I’ve never professed to be the craftiest of people. I like to cook, and at one point I was rather good at it. Between the ages of 8-16 I had the time and inclination and I’m grateful to my Mum for encouraging me. I used to make iced novelty cakes and even made the Christmas dinner for the family at about 12-13 when both my Mum and Sister woke up with flu. Somewhere along the way life took over and I lost the will to cook or at least be adventurous. But since moving into this house, and thinking more about the food I eat, I’ve had the motivation again and thankfully I’m still okay at it. Though I still can’t break an egg without getting shell in the bowl – something I used to be fine at.
I have been known to cross stitch and I’m not too bad, but it’s very expensive to buy the kits and I do need instructions – I’m not THAT good. I could never knit, and today was a good example of having the will with no skill as I tried to make a 30 minute infinity scarf using just two balls of wool and my arms, and now, three hours later, I have a lovely Tesco bag full of tangled wool to show for it. I’ll try again another time. It has not defeated me!
I spent a good few years making cards and scrapbooking with a lot of gusto but not a lot of cash. The bits and bobs I still have left over come in handy on occasion.

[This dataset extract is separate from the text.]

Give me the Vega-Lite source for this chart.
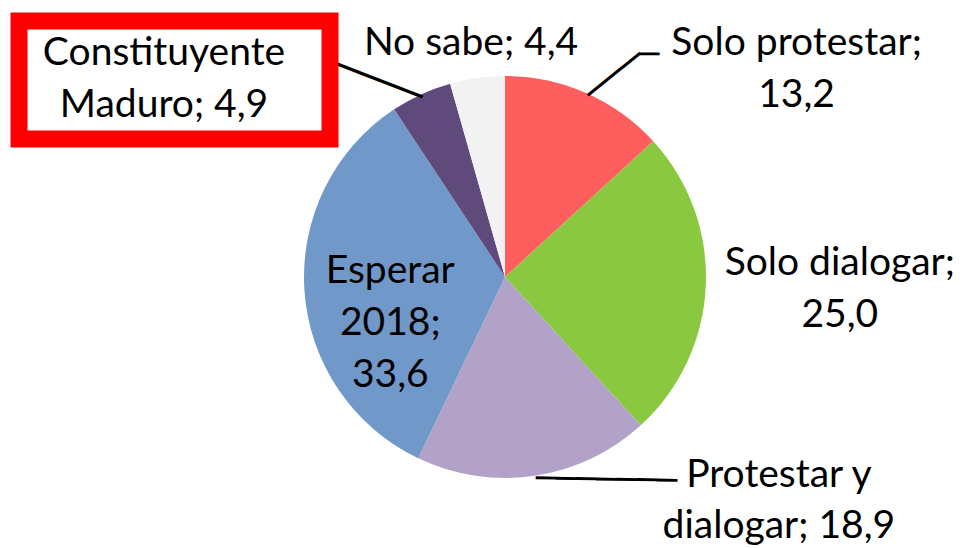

Every year at Christmas, I toy with the idea of making some handmade gifts for friends and family and then decide it will either be too time consuming or costly. But this year I stuck to my guns. Having eaten a lot of Gu puddings in my time (a lot), Gary had been getting increasingly frustrated with the number of glass ramekins we had in the cupboard, that I obviously wasn’t going to use for cooking (I’m not a souffle kind of girl) and refused to throw away (I am my Father’s daughter, and if it still has use it stays).
As a child I’d had a candle making kit so knew candle making was a simple task, but I also knew could make something special out of those little glass pots. After a little research I bought some soy wax flakes (they have a lower smoking point and cool to a lovely wintery white colour), wicks and candle scent. After a few emails to and fro and a package that never arrived, I finally had all the ingredients.
Making candles is simple, as long as you buy the correct wax for what you’re making. Different mixes of wax are suitable for moulded candles and container candles as they will set slightly differently.
I’d used a chocolate oil to scent the candles and as they cooled they made the house smell of warm chocolate pudding – which coincidentally had been what was in the pots originally! I was a little sad I’d not made enough to keep one but have been reassured they smell lovely when burned.
I decorated the little pots with Christmas ribbons and little wooden charms, then wrapped them in cellophane, tied with a bow. I was rather pleased with them and have a little bit of wax left so I could make one for myself if I wished to. It was fairly cheap and very easy to do with no technical skill, only if you attempt it make sure you google some instructions so you’re aware of potential dangers and pitfalls in your particular project. But it was a success! Now I have to think of something for next year……!
Next up….. take 5 on the infinity scarf… I won’t let you win!